#### STATED PROBLEM
Find every line with the word "this" and report how many there are, without any other text.

———

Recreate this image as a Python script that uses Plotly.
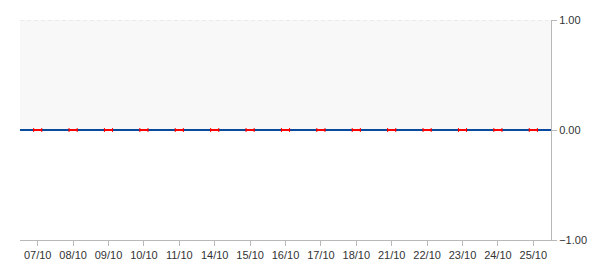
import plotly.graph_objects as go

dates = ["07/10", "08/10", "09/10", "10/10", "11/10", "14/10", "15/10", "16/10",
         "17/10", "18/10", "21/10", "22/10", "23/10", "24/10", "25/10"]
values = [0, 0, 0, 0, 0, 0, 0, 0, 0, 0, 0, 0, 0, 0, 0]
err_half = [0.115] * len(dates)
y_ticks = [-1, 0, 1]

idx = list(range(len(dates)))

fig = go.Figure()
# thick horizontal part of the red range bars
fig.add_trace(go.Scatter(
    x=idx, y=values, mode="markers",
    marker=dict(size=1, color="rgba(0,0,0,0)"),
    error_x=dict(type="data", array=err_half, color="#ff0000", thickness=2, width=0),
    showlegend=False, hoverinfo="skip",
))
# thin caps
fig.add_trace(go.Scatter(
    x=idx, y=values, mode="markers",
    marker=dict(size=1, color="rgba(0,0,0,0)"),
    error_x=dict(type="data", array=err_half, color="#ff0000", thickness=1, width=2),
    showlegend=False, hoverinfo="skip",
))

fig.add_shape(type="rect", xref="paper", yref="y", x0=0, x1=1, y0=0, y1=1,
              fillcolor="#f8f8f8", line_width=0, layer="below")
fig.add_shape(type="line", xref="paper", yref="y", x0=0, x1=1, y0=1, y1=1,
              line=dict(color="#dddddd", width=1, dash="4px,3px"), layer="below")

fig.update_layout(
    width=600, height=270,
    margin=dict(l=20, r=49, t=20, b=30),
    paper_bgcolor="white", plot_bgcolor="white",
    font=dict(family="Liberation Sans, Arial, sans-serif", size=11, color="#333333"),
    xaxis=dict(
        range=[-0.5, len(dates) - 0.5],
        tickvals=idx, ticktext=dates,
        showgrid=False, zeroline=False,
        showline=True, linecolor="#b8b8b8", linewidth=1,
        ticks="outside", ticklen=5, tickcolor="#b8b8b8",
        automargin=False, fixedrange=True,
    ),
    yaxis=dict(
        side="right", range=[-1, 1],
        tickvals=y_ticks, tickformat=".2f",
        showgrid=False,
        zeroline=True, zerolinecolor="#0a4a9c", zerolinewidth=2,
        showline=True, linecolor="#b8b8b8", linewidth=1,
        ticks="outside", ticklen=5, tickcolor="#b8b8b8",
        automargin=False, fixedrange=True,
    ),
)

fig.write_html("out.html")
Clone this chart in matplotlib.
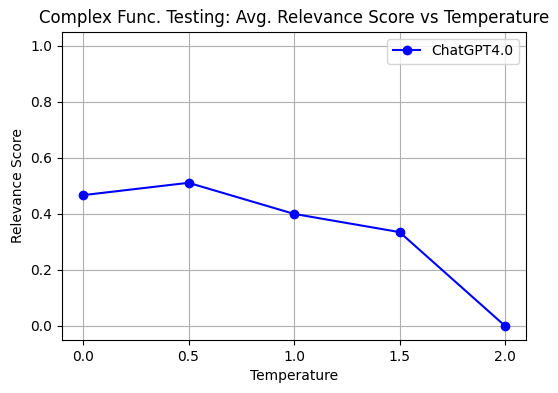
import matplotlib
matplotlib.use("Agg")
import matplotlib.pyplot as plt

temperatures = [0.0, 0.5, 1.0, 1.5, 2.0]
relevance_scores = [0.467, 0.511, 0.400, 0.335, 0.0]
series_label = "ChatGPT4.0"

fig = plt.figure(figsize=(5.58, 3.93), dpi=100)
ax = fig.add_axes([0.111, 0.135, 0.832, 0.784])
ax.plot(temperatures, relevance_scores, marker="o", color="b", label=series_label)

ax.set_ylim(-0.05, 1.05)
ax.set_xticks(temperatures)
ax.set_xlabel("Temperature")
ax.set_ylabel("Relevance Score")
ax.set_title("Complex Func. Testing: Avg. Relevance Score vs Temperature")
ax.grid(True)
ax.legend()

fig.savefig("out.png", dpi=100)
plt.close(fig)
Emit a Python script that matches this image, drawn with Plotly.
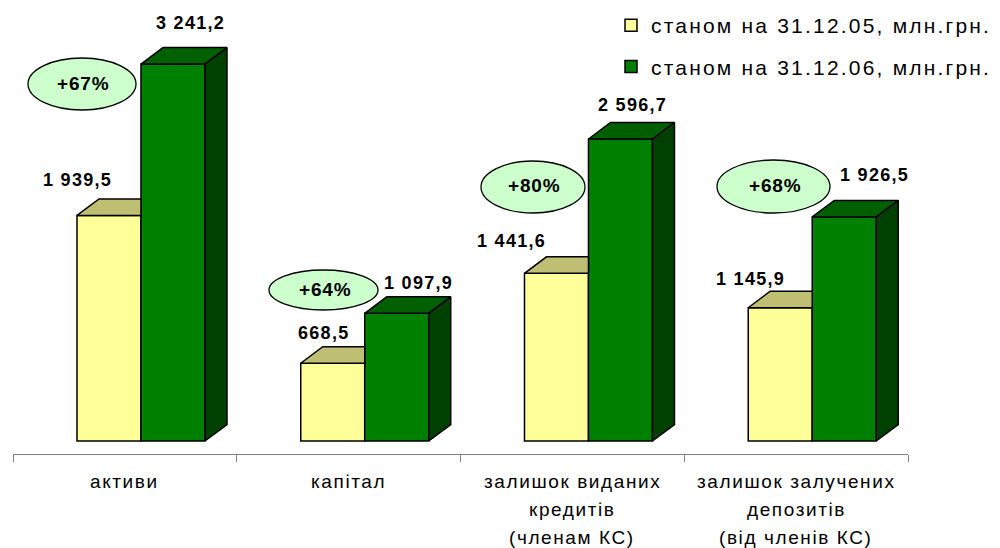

———

#### COMPLETED TASK
3